We can use Google Cloud Key Management Service (KMS) to encrypt and manage the encryption keys in different GCP cloud components.

We could use Google Cloud Audit Logs to monitor and track the activity (unauthorized access or activity)

⏩ Monitoring & Observability

I guess the organization already have Monitoring & Observability stacks in place (Prometheus, Grafana, fluentd, Kibana, etc) but in case pure GCP solutions would be needed:

GCP Cloud Operations Suite includes several tools for:

Logging and tracing tools to collect and analyze logs and traces from the application. This can help us identify errors and performance bottlenecks in the system

Metrics and monitoring: To collect and analyze metrics from the application. This can help us monitor the performance and health of the system and identify any issues that may arise.

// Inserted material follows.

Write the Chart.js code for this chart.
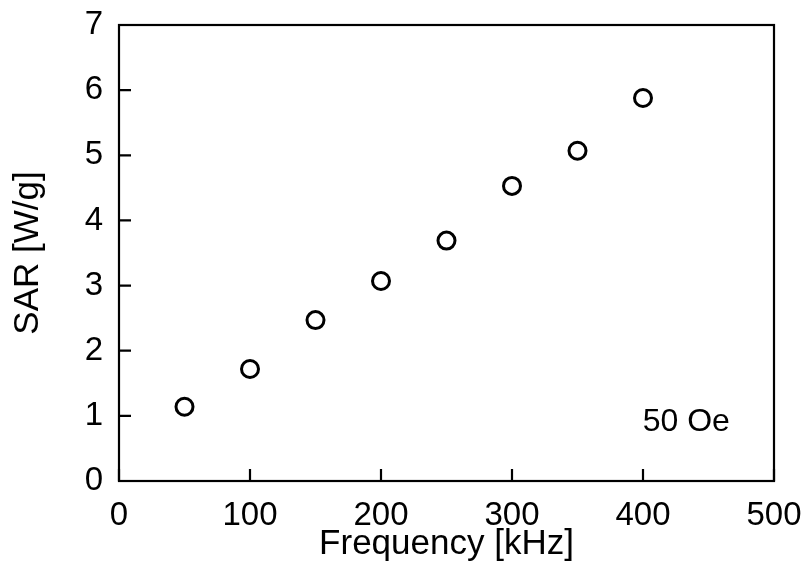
<!DOCTYPE html>
<html>
<head>
<meta charset="utf-8">
<script src="https://cdn.jsdelivr.net/npm/chart.js@4/dist/chart.umd.min.js"></script>
<style>
  html, body { margin: 0; padding: 0; background: #fff; }
  #wrap { width: 807px; height: 566px; }
</style>
</head>
<body>
<div id="wrap"><canvas id="c" width="807" height="566"></canvas></div>
<script>
const frequencies = [50, 100, 150, 200, 250, 300, 350, 400];
const sarValues = [1.14, 1.72, 2.47, 3.07, 3.69, 4.53, 5.07, 5.88];
const xTicks = [0, 100, 200, 300, 400, 500];
const yTicks = [0, 1, 2, 3, 4, 5, 6, 7];
const xTitle = 'Frequency [kHz]';
const yTitle = 'SAR [W/g]';
const noteText = '50 Oe';
const notePos = [433, 0.9];

const FONT = '"Liberation Sans", Arial, Helvetica, sans-serif';

const framePlugin = {
  id: 'frame',
  afterDatasetsDraw(chart) {
    const ctx = chart.ctx;
    const a = chart.chartArea;
    const xs = chart.scales.x, ys = chart.scales.y;
    ctx.save();
    ctx.strokeStyle = '#000';
    ctx.lineWidth = 2.2;
    ctx.strokeRect(a.left, a.top, a.right - a.left, a.bottom - a.top);
    const tl = 12;
    ctx.beginPath();
    xTicks.forEach(v => {
      const px = xs.getPixelForValue(v);
      ctx.moveTo(px, a.bottom);
      ctx.lineTo(px, a.bottom - tl);
    });
    yTicks.forEach(v => {
      const py = ys.getPixelForValue(v);
      ctx.moveTo(a.left, py);
      ctx.lineTo(a.left + tl, py);
    });
    ctx.stroke();
    ctx.fillStyle = '#000';
    ctx.font = '32px ' + FONT;
    ctx.textAlign = 'center';
    ctx.textBaseline = 'middle';
    ctx.fillText(noteText, xs.getPixelForValue(notePos[0]), ys.getPixelForValue(notePos[1]));
    ctx.restore();
  }
};

function zeroPad(s) {
  s.paddingTop = 0; s.paddingBottom = 0; s.paddingLeft = 0; s.paddingRight = 0;
}

new Chart(document.getElementById('c'), {
  type: 'scatter',
  data: {
    datasets: [{
      data: frequencies.map((f, i) => ({ x: f, y: sarValues[i] })),
      showLine: false,
      pointStyle: 'circle',
      pointRadius: 8.5,
      pointHoverRadius: 8.5,
      pointBorderWidth: 3,
      pointBorderColor: '#000',
      pointBackgroundColor: 'rgba(255,255,255,0)'
    }]
  },
  options: {
    responsive: false,
    animation: false,
    devicePixelRatio: 1,
    layout: { padding: { left: 7, right: 33, top: 25, bottom: 0 } },
    plugins: { legend: { display: false }, tooltip: { enabled: false } },
    scales: {
      x: {
        type: 'linear',
        min: 0, max: 500,
        afterBuildTicks: s => { s.ticks = xTicks.map(v => ({ value: v })); },
        afterFit: s => { s.height = 85; zeroPad(s); },
        grid: { display: false, drawTicks: false },
        border: { display: false },
        ticks: { color: '#000', font: { family: FONT, size: 33 }, padding: 15, maxRotation: 0, autoSkip: false },
        title: { display: true, text: xTitle, color: '#000', font: { family: FONT, size: 35 }, padding: { top: 0, bottom: 1 } }
      },
      y: {
        type: 'linear',
        min: 0, max: 7,
        afterBuildTicks: s => { s.ticks = yTicks.map(v => ({ value: v })); },
        afterFit: s => { s.width = 112; zeroPad(s); },
        grid: { display: false, drawTicks: false },
        border: { display: false },
        ticks: { color: '#000', font: { family: FONT, size: 33 }, padding: 16, autoSkip: false },
        title: { display: true, text: yTitle, color: '#000', font: { family: FONT, size: 35 }, padding: { top: 0, bottom: 0 } }
      }
    }
  },
  plugins: [framePlugin]
});
</script>
</body>
</html>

Alerting: We can set up alerts to notify us of any issues in the system. This can help us proactively identify and resolve issues before they impact the users.

Distributed tracing: We can use OpenTelemetry to instrument the application and collect distributed traces from the system. This can help us understand the end-to-end flow of requests.

⏩ Disaster Recovery: infra, app & data recovery

GCP offers different built-in tools in case of DR scenario.

Backup for GKE it's a service for backing up and restoring workloads in GKE cluster. Backup and DR Service for centralized, application-consistent data protection.

The infrastructure could be recovered from source code if we follow a gitops model (Terraform, etc).

For data backup/recovery there are several options available (scheduled backups/snapshots, point in time recovery, etc)

⏩ Load Testing

Testing tools like Apache JMeter could simulate high traffic on your platform and identify performance bottlenecks.

⏩ Application Architecture Design

I understand that this it's more likely to be out of scope for a devops position, but, for sure, the architecture of the application would greatly condition the Platform Architecture.

For example, an event-driven architecture would be much more conditional on the use of certain components (like Kafka and other async services) than for example a rest-api architecture.